Assorted colors mean more nutrition
This is probably in Food Rules, a book I mentioned a couple days ago–it is hard to remember that many rules. But I happened to be aware of this long before I read that book.
Basically, the color of the food we eat determines the nutrients in the food. So, the greater variety of color in your diet, the greater variety of food, and thus, a more balanced diet with a variety of nutrients. Some people hate green vegetables. But they are important, so learn to like them.
Vegetables and fruits come in nine colors. Orange, yellow, red, purple, black, brown, white, green, and blue. For a list of what nutrients are found in what color of fruits or vegetables, go to http://www.deyale.com/index.php?option=com_content&view=article&id=22%3Ahow-many-colors-are-in-your-food&catid=1%3Ahealth-articles&Itemid=16
It is recommended that you eat at least one serving of each of these colors each day. That could be tough. Some of the foods simply aren’t in season all year round. But there are ways to modify your diet to include them.
For example, one year I planted purple carrots in my garden rather than orange ones. They tasted different, but they were SO yummy. Beans also come in purple. Potatoes can be white, yellow or even blue. When I haven’t included a red vegetable, I will cook with red onions. In fact, I usually do use red onions for that reason–more nutrients. Red cabbage versus green cabbage is another example. And what about the different colors of bell peppers? Is there a better orange vegetable than yams, which also come in a red color, called Garnet yams.
In addition to having different nutrients, the darker the color, the more nutrient dense a food. For example, iceberg lettuce has almost no nutritional value, except for fiber, which is also pretty low. It is mostly water. Romaine lettuce, however, is darker green and is loaded with Vitamin A. They are both lettuce, but each has a vastly different effect on the body.
When you plan your menus for the week, think about what they will look like. What will be most appetizing? Will chicken, potatoes and cauliflower look better? Or would you be better off substituting sweet potatoes and broccoli with a side salad? Which would appeal to the eye?
Have you noticed that some bold colored vegetables, like purple cabbage or red onions turn to a dull color if they are cooked too much? That is not only visually unappealing, it is a sign that many of the nutrients have been cooked out.
Finally, I have also saved the water remaining from steaming vegetables. I let it cool and put it on my plants. Some of the nutrients do get removed from boiling or steaming and they can be added to your plants. Just don’t use the cruciferous vegetables like cabbage or broccoli. Your plants will stink.
After you are done shopping in the produce section, your cart should be a gleaming basket of multi-colored jewels.
3,138 total views, 2 views today
Meet Kathryn Berg the Classical Homeopath at Lotus Homeopathy, Inc.
Some of you know me, others of you may have heard of me. And for most, you probably have no clue about me or my business. So I wanted to take a few minutes to introduce myself, my family, my business, why I am a homeopath and how I became a homeopath—not necessarily in that order.
Like many people, I found out about homeopathy accidentally.
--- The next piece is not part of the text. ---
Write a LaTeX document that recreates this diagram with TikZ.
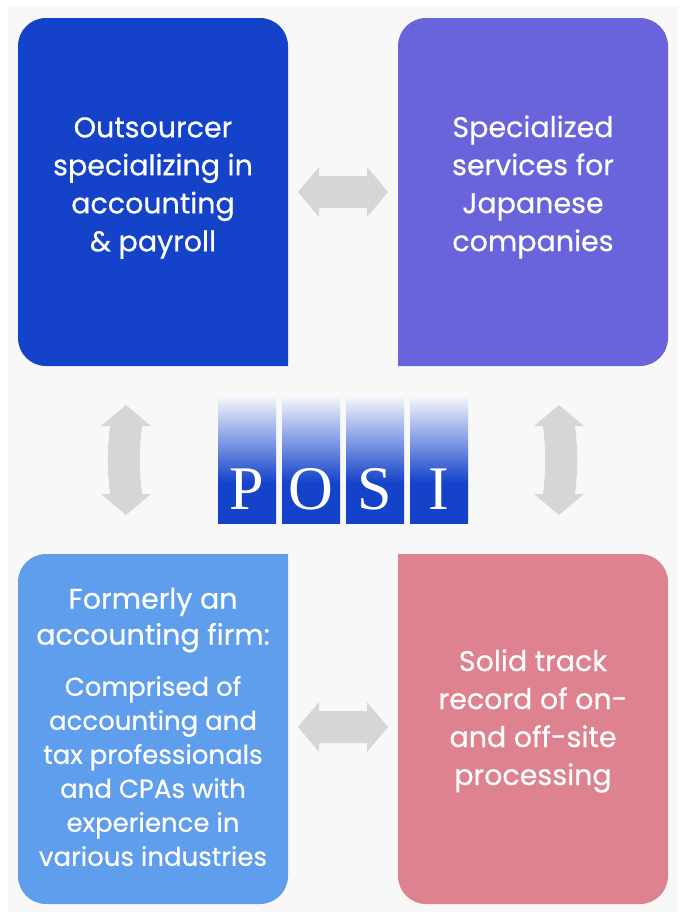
\documentclass[tikz,border=0pt]{standalone}
\usepackage{fontspec}
\setmainfont{Poppins}[FakeBold=0.5]
\newfontfamily\posifont{Liberation Serif}
\usetikzlibrary{positioning}
\definecolor{posiblue}{HTML}{1443CA}
\definecolor{violet}{HTML}{6A64DC}
\definecolor{skyblue}{HTML}{5F9EEC}
\definecolor{rose}{HTML}{DE8290}
\definecolor{bggray}{HTML}{F8F8F8}
\definecolor{arrowgray}{HTML}{D6D6D6}
\pgfdeclareverticalshading{posifade}{100bp}{color(0bp)=(posiblue); color(41bp)=(posiblue); color(75bp)=(posiblue!5); color(100bp)=(posiblue!5)}

\tikzset{
  boxtext/.style={text=white, align=center, inner sep=0pt, font=\fontsize{28.5}{38}\selectfont},
  bodytext/.style={text=white, align=center, inner sep=0pt, font=\fontsize{26}{34}\selectfont},
  posicol/.style={shading=posifade, minimum width=58pt, minimum height=126pt, inner sep=0pt},
  posiletter/.style={text=white, inner sep=0pt, font=\posifont\fontsize{62}{62}\selectfont},
  pics/twoway/.style 2 args={code={
    \fill[arrowgray] (-#1,0) -- (-#1+21,25) -- (-#1+21,16) .. controls (-8,16+#2) and (8,16+#2) .. (#1-21,16)
      -- (#1-21,25) -- (#1,0) -- (#1-21,-25) -- (#1-21,-16) .. controls (8,-16+#2) and (-8,-16+#2) .. (-#1+21,-16)
      -- (-#1+21,-25) -- cycle;}}
}

\begin{document}
\begin{tikzpicture}[x=1pt,y=1pt]
  \fill[white](0,0)rectangle(686,-922);
  \fill[bggray](8,-6)rectangle(678,-912);
  % the four boxes, square corner towards the middle
  \fill[posiblue](153,-366)[sharp corners]--(288,-366)--(288,-192)[rounded corners=28]--(288,-18)--(18,-18)--(18,-366)--cycle;
  \fill[violet](533,-366)[sharp corners]--(398,-366)--(398,-192)[rounded corners=28]--(398,-18)--(668,-18)--(668,-366)--cycle;
  \fill[skyblue](153,-554)[sharp corners]--(288,-554)--(288,-729)[rounded corners=28]--(288,-904)--(18,-904)--(18,-554)--cycle;
  \fill[rose](533,-554)[sharp corners]--(398,-554)--(398,-729)[rounded corners=28]--(398,-904)--(668,-904)--(668,-554)--cycle;
  \node[boxtext](outs)at(153,-188){Outsourcer\\specializing in\\accounting\\\& payroll};
  \node[boxtext](japan)at(533,-187){Specialized\\services for\\Japanese\\companies};
  \node[boxtext,font=\fontsize{28.5}{36}\selectfont](former)at(153,-620){Formerly an\\accounting firm:};
  \node[bodytext](staff)at(153,-771){Comprised of\\accounting and\\tax professionals\\and CPAs with\\experience in\\various industries};
  \node[boxtext](track)at(533,-721){Solid track\\record of on-\\and off-site\\processing};
  % arrows
  \pic at(343,-192){twoway={45}{0}};
  \pic at(343,-727){twoway={45}{0}};
  \pic[rotate=90] at(126,-460){twoway={55}{3}};
  \pic[rotate=90] at(559,-460){twoway={55}{-3}};
  % logo
  \node[posicol](pcol)at(247,-460){};
  \node[posicol](ocol)at(311,-460){};
  \node[posicol](scol)at(375,-460){};
  \node[posicol](icol)at(439,-460){};
  \node[posiletter,anchor=base](p)at([yshift=14]pcol.south){P};
  \node[posiletter,anchor=base](o)at([yshift=14]ocol.south){O};
  \node[posiletter,anchor=base](s)at([yshift=14]scol.south){S};
  \node[posiletter,anchor=base](i)at([yshift=14]icol.south){I};
\end{tikzpicture}
\end{document}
I fell down while walking my Akita pup on an icy sidewalk on a typical Minnesota winter day. I was scheduled to go to a friend’s house later that day, so when I did, I asked her for some ice. You need some Arnica, she told me. Arnica? What’s that? She explained that Arnica is a homeopathic remedy for trauma.
At the time, the only place to get homeopathic remedies was a book and herb store in South Minneapolis. So I went there to get some. When I got there, I decided I should read some books so I actually knew what I was doing. I left with the Arnica 30c and three books. By the time I got done reading them, I knew I wanted to be a homeopath.
It was only several years later that I realized that I was attracted to homeopathy as a profession because I am a problem solver. It is what drives me. There is nothing like a well chosen homeopathic remedy to solve problems.
At the time I decided to become a homeopath, there wasn’t even a school here in in Minnesota. But eventually, my homeopath and his business partner started the Northwestern Academy of Homeopathy. I was a graduate of the third class. At the time I went there, it was a part time program taking three and a half years! Since then I have studied with numerous other well known and respected homeopaths in continuing education studies.
While I do work with all sorts of folks with a variety of conditions, I really have studied how to treat people suffering from PTSD, health issues related to aging women, and children’s health issues of all sorts, including autism. I have also been successful in removing blockages to healing due to suppression of symptoms by western medicine. I chose those specialties because people really suffer who have those forms of dis-ease, and Western Medicine doesn’t seem to have much of a solution for them.
After over twenty years of practice, I still get excited for clients when a remedy has helped them heal.
So that is about my business. Now, a little bit about me.
I have two adult sons in their early twenties, so I have shed the title of “Soccer mom”. My husband and I are empty nesters living in Woodbury, MN. For fun, I like to play piano, sing, sew, garden, hike, and travel. I am in a community choir. I also enjoy cooking healthy meals and, out of necessity, am an expert at cooking for special diets.